SAN FRANCISCO — Vallejo, Calif., has reached a tentative agreement with Union Bank that pays the bankrupt city’s largest creditor roughly 60 cents on the dollar.

“We have reached a deal with Union Bank subject to documentation,” Marc Levinson, the city’s bankruptcy lawyer from Orrick, Herrington & Sutcliffe LLP, said in an interview. “We value the present value of the deal with Union Bank at about a 40% haircut.”

He said in principle, the agreement is essentially a reduction in the amount of interest Vallejo will pay on the debt and letters of credit that backed certificates of participation issued by the city. The agreement was roughly outlined in the city’s bankruptcy exit plan filed last week. 

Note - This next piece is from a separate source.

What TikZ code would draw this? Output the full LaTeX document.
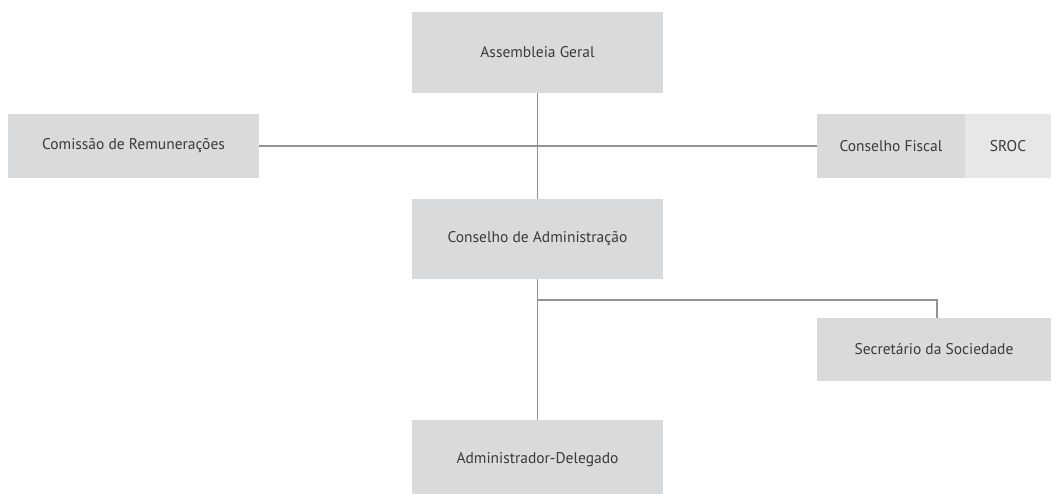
\documentclass[tikz,border=0pt]{standalone}
\usepackage{fontspec}
\setmainfont{PT Sans}
\usepackage{tikz}
\definecolor{boxgray}{HTML}{D9DADC}
\definecolor{lightgray}{HTML}{E6E7E9}
\definecolor{linegray}{HTML}{939393}
\definecolor{textgray}{HTML}{3A3A3A}
\tikzset{
	orgbox/.style={fill=boxgray, inner sep=0pt, text=textgray, font=\fontsize{15.5}{18}\selectfont},
	link/.style={draw=linegray, line width=1.5pt}
}

\begin{document}
\begin{tikzpicture}[x=1pt, y=-1pt]
			\useasboundingbox (0,0) rectangle (1054,494);
			\node[orgbox, minimum width=251pt, minimum height=81pt] (ag)	at	(537.5, 52.5)	{Assembleia Geral};
			\node[orgbox, minimum width=251pt, minimum height=64pt] (com)	at	(133.5, 146)	{Comissão de Remunerações};
			\node[orgbox, minimum width=148pt, minimum height=64pt] (cf)	at	(891, 146)	{Conselho Fiscal};
			\node[orgbox, fill=lightgray, minimum width=86pt, minimum height=64pt] (sroc)	at	(1008, 146)	{SROC};
			%
			\node[orgbox, minimum width=251pt, minimum height=80pt] (ca)	at	(537.5, 239)	{Conselho de Administração};
			\node[orgbox, minimum width=234pt, minimum height=63pt] (sec)	at	(934, 349.5)	{Secretário da Sociedade};
			\node[orgbox, minimum width=251pt, minimum height=80pt] (ad)	at	(537.5, 460)	{Administrador-Delegado};
			%
			\coordinate (split) at (537.5, 300);
			\draw[link]	(ag) -- (ca);
			\draw[link]	(com) -- (cf);
			\draw[link]	(ca) -- (ad);
			\draw[link]	(split) -| ([xshift=3pt]sec.north);
		\end{tikzpicture}
\end{document}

Union Bank is owed about $45 million. However, Levinson noted that finalizing deal documents can “take people who agree into the realm of disagreeing.”

A spokesperson for Union Bank declined to comment on the deal.

Vallejo is located in the Bay Area and has a population of around 120,000. It filed for bankruptcy in May 2008 in response to what it called unsustainable labor contracts and dwindling tax collections.

It is the state’s largest municipal bankruptcy since Orange County’s in 1994.

Vallejo became indebted to Union Bank after the bank paid out on the letters of credit backing three series of certificates of particiption, a type of lease revenue debt, after the city defaulted on the debt following bankruptcy. As part of  the bankruptcy deal, the bank will get a new obligation that provides lease revenue to the bank in exchange for canceling the COPs.

Vallejo’s City Council Tuesday night approved another agreement outlined in its bankruptcy exit plan that reorganizes the debt the city owes to its other large creditor, bond insurer National Public Finance Guarantee Corp.

National had sued for access to California motor-vehicle license fees that backed $4.8 million of defaulted 1999 COPs. Under the agreement, National will get reduced and restructured payments for more than a decade and access to vehicle license fees through a state intercept program meant to help secure debt. The city will also have to pay National’s legal fees.

“The bondholders in this case have lost nothing,” Levinson said.

He noted that holders of the 1999 COPs have not been hurt because of the insurance from National, while the holders of the 2001, 2002 and 2003 certificates lost nothing because Union Bank paid them back in full.

No other bonds tied to the city, such as through restricted funds, have been affected by the bankruptcy.

The proposed debt restructuring also sets aside a pool of $6 million to pay unsecured creditors — mostly union members, retirees and general liability claims — an estimated 5% to 20% of their claims over two years, according to court documents filed in U.S. Bankruptcy Court for the Eastern District in Sacramento.

Levinson said the exact percentage that will be paid back to unsecured creditors is still unclear because hundreds of million of dollars of claims have been filed and need to be sorted out.

 “The city does not like it,” Levinson said. “It would like to pay everybody everything, but it would also like to keep police on the street.”

The legal plan is based on a five-year road map approved by the City Council that tackles $195 million in unfunded pension obligations, cuts payments for retiree health care, reduces pension benefits for new employees, raises pension contributions for current workers, and creates a rainy-day fund.

The next hearing in the bankruptcy case will address approval of Vallejo’s disclosure statement that outlines the exit plan in simpler terms. It is scheduled for March 7. The plan could be approved as early as June but may take longer, according to city officials.

Vallejo has solicited comments on the plan’s disclosure statement. The statement will likely be amended to incorporate the comments and presented to Judge Michael McManus. Creditors will eventually vote on the plan and the judge will decide on how to resolve issues raised by those who vote against the city before giving his approval.